The campaign has slashed profits from oil sales, traditionally the biggest revenue source for ISIS, U.S. officials say, and deepened the economic pain for a terrorist organization that until recently was regarded as the world’s wealthiest. One sign of the financial strain, the officials say, is a shrinking payroll: After cutting salaries by 50 percent a few months ago, ISIS now appears to be struggling to pay its workers and fighters at all.
“We are destroying ISIS’s economic base,” Brett McGurk, the Obama administration’s special envoy to the 67-nation coalition arrayed against ISIS, said at a news briefing recently. Just a year ago, the militants were luring foreign fighters with promises of generous paychecks, but today “that is not happening,” he said.
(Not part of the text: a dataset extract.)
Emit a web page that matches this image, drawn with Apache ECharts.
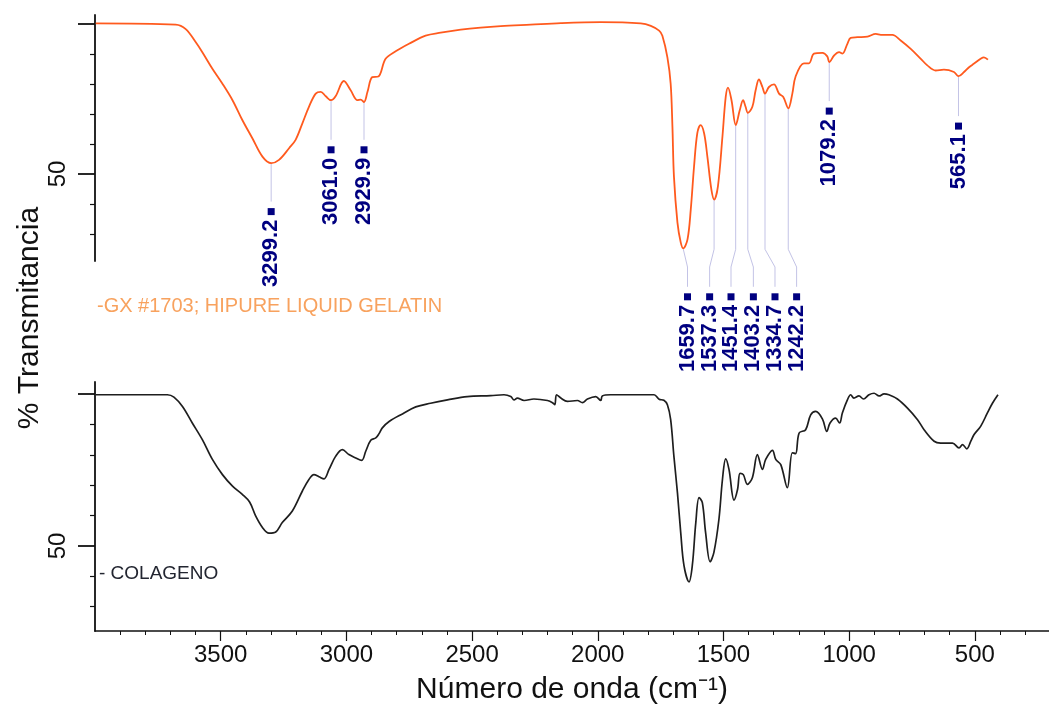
<!DOCTYPE html>
<html>
<head>
<meta charset="utf-8">
<style>
html,body{margin:0;padding:0;background:#fff;}
#chart{width:1049px;height:706px;}
</style>
<script src="https://cdn.jsdelivr.net/npm/echarts@6/dist/echarts.min.js"></script>
</head>
<body>
<div id="chart"></div>
<script>
// ---- data (wavenumber cm-1, % transmittance) ----
const wnTop = [3997,3679,3639,3599,3573,3533,3493,3453,3414,3374,3334,3299,3268,3228,3202,3175,3149,3122,3102,3082,3061,3043,3010,2983,2956,2943,2930,2916,2897,2873,2844,2804,2751,2685,2625,2545,2466,2386,2267,2147,1988,1829,1789,1756,1743,1723,1710,1703,1697,1683,1670,1660,1643,1630,1617,1604,1591,1577,1564,1548,1537,1522,1504,1491,1482,1468,1451,1435,1422,1412,1403,1385,1372,1359,1345,1335,1319,1299,1279,1262,1242,1226,1213,1180,1160,1140,1106,1087,1079,1060,1040,1027,1007,994,967,927,894,874,828,795,755,715,689,656,623,583,565,543,523,503,477,464,448];
const tTop = [100.2,99.8,98.3,93.9,90.6,85.1,80.1,74.6,68.0,61.9,55.8,53.6,54.7,58.6,61.4,66.9,72.4,76.8,77.4,75.9,74.6,75.9,81.0,77.9,74.6,74.8,74.0,77.4,82.3,82.5,88.4,90.9,93.4,96.1,97.1,98.1,98.8,99.3,99.8,100.3,100.6,100.2,99.4,97.8,96.1,88.9,80.1,65.8,49.2,33.8,27.2,25.2,28.2,38.2,52.5,63.6,66.3,63.6,55.8,44.8,41.5,45.9,62.5,75.7,78.8,74.6,66.3,71.3,74.6,72.4,70.4,72.4,77.9,81.5,79.0,76.8,79.0,79.9,76.8,75.7,71.9,76.8,82.5,86.9,86.9,90.1,90.4,89.2,87.3,89.5,90.6,90.1,93.4,95.4,95.6,95.8,96.7,96.4,96.4,94.5,91.7,88.4,86.2,84.5,84.8,84.0,82.6,84.0,85.6,86.8,88.4,88.9,88.1];

const wnBottom = [3997,3712,3686,3652,3613,3573,3533,3493,3453,3414,3385,3361,3334,3308,3281,3255,3215,3175,3149,3129,3109,3089,3069,3043,3016,2990,2963,2939,2923,2903,2883,2870,2857,2830,2777,2724,2665,2598,2519,2426,2373,2346,2333,2320,2293,2254,2200,2180,2171,2164,2147,2121,2081,2061,2041,2008,1988,1982,1949,1829,1776,1756,1737,1723,1710,1697,1683,1670,1657,1637,1624,1610,1597,1584,1571,1553,1538,1518,1504,1491,1478,1458,1444,1434,1421,1405,1385,1365,1345,1332,1305,1292,1272,1246,1226,1213,1199,1173,1153,1133,1106,1089,1076,1054,1038,1027,1007,994,981,961,943,921,901,881,861,842,808,768,728,702,662,636,589,563,549,532,516,503,477,450,430,408];
const tBottom = [99.8,99.8,99.0,95.9,90.5,85.0,78.5,73.5,69.7,67.0,64.5,59.9,56.1,54.2,54.6,57.7,61.5,68.1,71.9,73.5,72.8,72.1,75.2,79.5,81.7,80.1,79.0,78.2,81.2,84.8,85.6,87.0,88.9,91.0,93.5,95.8,97.0,98.1,99.2,99.5,99.8,99.2,98.1,98.7,97.9,98.4,97.9,97.2,96.5,99.8,98.7,97.6,97.9,97.2,98.4,99.2,97.9,99.4,99.8,99.8,99.8,98.3,98.0,96.5,91.6,79.4,67.5,54.4,43.5,38.2,43.5,57.7,65.9,64.3,54.4,44.8,47.9,58.8,71.9,78.7,75.2,65.1,68.6,73.9,73.5,70.3,72.5,80.1,75.2,78.5,81.5,78.5,76.8,69.2,80.7,80.4,87.2,88.3,93.2,94.3,91.8,87.7,90.5,92.1,90.5,93.8,98.1,99.8,98.7,99.4,98.4,99.8,100.3,99.4,100.1,99.8,98.4,95.4,91.6,88.3,84.5,83.9,83.9,82.3,83.4,82.0,84.5,86.7,89.4,93.8,97.0,99.8];

// peak annotations (top spectrum)
const peakWn   = [3299.2, 3061.0, 2929.9, 1659.7, 1537.3, 1451.4, 1403.2, 1334.7, 1242.2, 1079.2, 565.1];
const peakT    = [53.6, 74.6, 74.0, 25.2, 41.5, 66.3, 70.4, 76.8, 71.9, 87.3, 82.6];
const labelWn  = [3299.2, 3061.0, 2929.9, 1643, 1555, 1470, 1381, 1295, 1209, 1079.2, 565.1];
const bendHiT  = [40.8, 61.4, 61.4, 24.9, 24.9, 24.9, 24.9, 24.9, 24.9, 74.3, 69.3];
const bendLoT  = [40.8, 61.4, 61.4, 19.0, 19.0, 19.0, 19.0, 19.0, 19.0, 74.3, 69.3];
const leaderEndT = [40.8, 61.4, 61.4, 12.4, 12.4, 12.4, 12.4, 12.4, 12.4, 74.3, 69.3];

// axis ticks
const xMajorTicks = [500, 1000, 1500, 2000, 2500, 3000, 3500];
const xMinorTicks = [];
for (let v = 300; v <= 3900; v += 100) if (v % 500 !== 0) xMinorTicks.push(v);
const yMajorTicks = [50, 100];
const yMinorTicks = [30, 40, 60, 70, 80, 90];
const yLabels = [50];

const seriesTopName = '-GX #1703; HIPURE LIQUID GELATIN';
const seriesBottomName = '- COLAGENO';

const X_MIN = 205, X_MAX = 4000;
const FONT = '"Liberation Sans", Arial, Helvetica, sans-serif';

const topData = wnTop.map((w, i) => [w, tTop[i]]);
const bottomData = wnBottom.map((w, i) => [w, tBottom[i]]);
const annData = peakWn.map((w, i) => [w, peakT[i], labelWn[i], bendHiT[i], bendLoT[i], leaderEndT[i]]);

function xAxisBase(grid) {
  return { type: 'value', gridIndex: grid, min: X_MIN, max: X_MAX, inverse: true, position: 'bottom',
           splitLine: { show: false } };
}

const chart = echarts.init(document.getElementById('chart'), null, { renderer: 'canvas' });

const option = {
  animation: false,
  backgroundColor: '#fff',
  grid: [
    { left: 95, right: 0, top: 15, height: 246 },
    { left: 95, right: 0, top: 382, height: 251 }
  ],
  xAxis: [
    Object.assign(xAxisBase(0), { show: false }),
    Object.assign(xAxisBase(1), {
      axisLine: { show: true, lineStyle: { color: '#111', width: 1.5 } },
      axisTick: { show: true, customValues: xMajorTicks, length: 10, lineStyle: { color: '#111', width: 1.2 } },
      axisLabel: { show: true, customValues: xMajorTicks, margin: 12, fontSize: 24, color: '#111', fontFamily: FONT,
                   formatter: function (v) { return String(v); } },
      name: 'Número de onda (cm⁻¹)', nameLocation: 'middle', nameGap: 44,
      nameTextStyle: { fontSize: 30, color: '#111', fontFamily: FONT }
    }),
    Object.assign(xAxisBase(1), {
      axisLine: { show: false },
      axisTick: { show: true, customValues: xMinorTicks, length: 4, lineStyle: { color: '#111', width: 1 } },
      axisLabel: { show: false }
    })
  ],
  yAxis: [
    { type: 'value', gridIndex: 0, min: 21, max: 103, position: 'left', splitLine: { show: false },
      axisLine: { show: true, lineStyle: { color: '#111', width: 1.8 } },
      axisTick: { show: true, customValues: yMajorTicks, length: 17, lineStyle: { color: '#111', width: 1.8 } },
      axisLabel: { show: true, customValues: yLabels, rotate: 90, margin: 25, fontSize: 24, color: '#111', fontFamily: FONT } },
    { type: 'value', gridIndex: 0, min: 21, max: 103, position: 'left', splitLine: { show: false },
      axisLine: { show: false },
      axisTick: { show: true, customValues: yMinorTicks, length: 5, lineStyle: { color: '#111', width: 1.2 } },
      axisLabel: { show: false } },
    { type: 'value', gridIndex: 1, min: 22, max: 104, position: 'left', splitLine: { show: false },
      axisLine: { show: true, lineStyle: { color: '#111', width: 1.8 } },
      axisTick: { show: true, customValues: yMajorTicks, length: 17, lineStyle: { color: '#111', width: 1.8 } },
      axisLabel: { show: true, customValues: yLabels, rotate: 90, margin: 25, fontSize: 24, color: '#111', fontFamily: FONT } },
    { type: 'value', gridIndex: 1, min: 22, max: 104, position: 'left', splitLine: { show: false },
      axisLine: { show: false },
      axisTick: { show: true, customValues: yMinorTicks, length: 5, lineStyle: { color: '#111', width: 1.2 } },
      axisLabel: { show: false } }
  ],
  series: [
    {
      name: 'peaks', type: 'custom', xAxisIndex: 0, yAxisIndex: 0, clip: false, z: 1,
      data: annData,
      encode: { x: 0, y: 1 },
      renderItem: function (params, api) {
        const p0 = api.coord([api.value(0), api.value(1)]);
        const p1 = api.coord([api.value(0), api.value(3)]);
        const p2 = api.coord([api.value(2), api.value(4)]);
        const p3 = api.coord([api.value(2), api.value(5)]);
        const txt = Number(api.value(0)).toFixed(1);
        return {
          type: 'group',
          children: [
            { type: 'polyline', shape: { points: [p0, p1, p2, p3] },
              style: { stroke: '#c3c3e6', lineWidth: 1, fill: null } },
            { type: 'rect', shape: { x: p3[0] - 3.5, y: p3[1] + 6.5, width: 7, height: 7 },
              style: { fill: '#000080' } },
            { type: 'text', x: p3[0], y: p3[1] + 18, rotation: Math.PI / 2,
              style: { text: txt, fill: '#000080', align: 'right', verticalAlign: 'middle',
                       font: 'bold 22px ' + FONT } }
          ]
        };
      }
    },
    {
      name: seriesTopName, type: 'line', xAxisIndex: 0, yAxisIndex: 0, data: topData,
      showSymbol: false, smooth: 0.35, z: 3,
      lineStyle: { color: '#ff5a1e', width: 1.8 }
    },
    {
      name: seriesBottomName, type: 'line', xAxisIndex: 1, yAxisIndex: 2, data: bottomData,
      showSymbol: false, smooth: 0.35, z: 3,
      lineStyle: { color: '#1e1e1e', width: 1.7 }
    }
  ],
  graphic: [
    { type: 'text', left: 97, top: 296, style: { text: seriesTopName, fill: '#f8a25e', font: '20px ' + FONT } },
    { type: 'text', left: 99, top: 564, style: { text: seriesBottomName, fill: '#222530', font: '19px ' + FONT } },
    { type: 'text', x: 30, y: 318, rotation: Math.PI / 2,
      style: { text: '% Transmitancia', fill: '#111', font: '30px ' + FONT, align: 'center', verticalAlign: 'middle' } }
  ]
};

chart.setOption(option);
</script>
</body>
</html>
“Their fighters are not getting paid,” McGurk said, “and we have multiple indications of that.”
Coalition planes have been bombing the group’s oil fields and tanker fleet for more than two years, but the most notable successes in recent months have come from military operations that targeted individual oil wells, including well casings and other underground infrastructure, according to U.S. and Middle Eastern officials familiar with the new strategy.
The tactics make it all but impossible for ISIS to repair the wells or extract oil through makeshift techniques, the officials said.
Previous airstrikes crippled ISIS’ oil-producing capacity, but the militants consistently found ways to pump and refine oil in smaller batches using primitive methods, said a senior U.S. counterterrorism official, who spoke on the condition of anonymity to discuss military operations. Now, even the small-scale operations are struggling, he said.
“We can take them back to the 19th century, but people were still able to extract oil in the 19th century — it bubbles up to the ground and they find a way to bottle it and sell it to someone,” the official said. The new approach involves inflicting “the maximum amount of damage with the right weapons so it will not be easy or quick for them to repair,” the official said.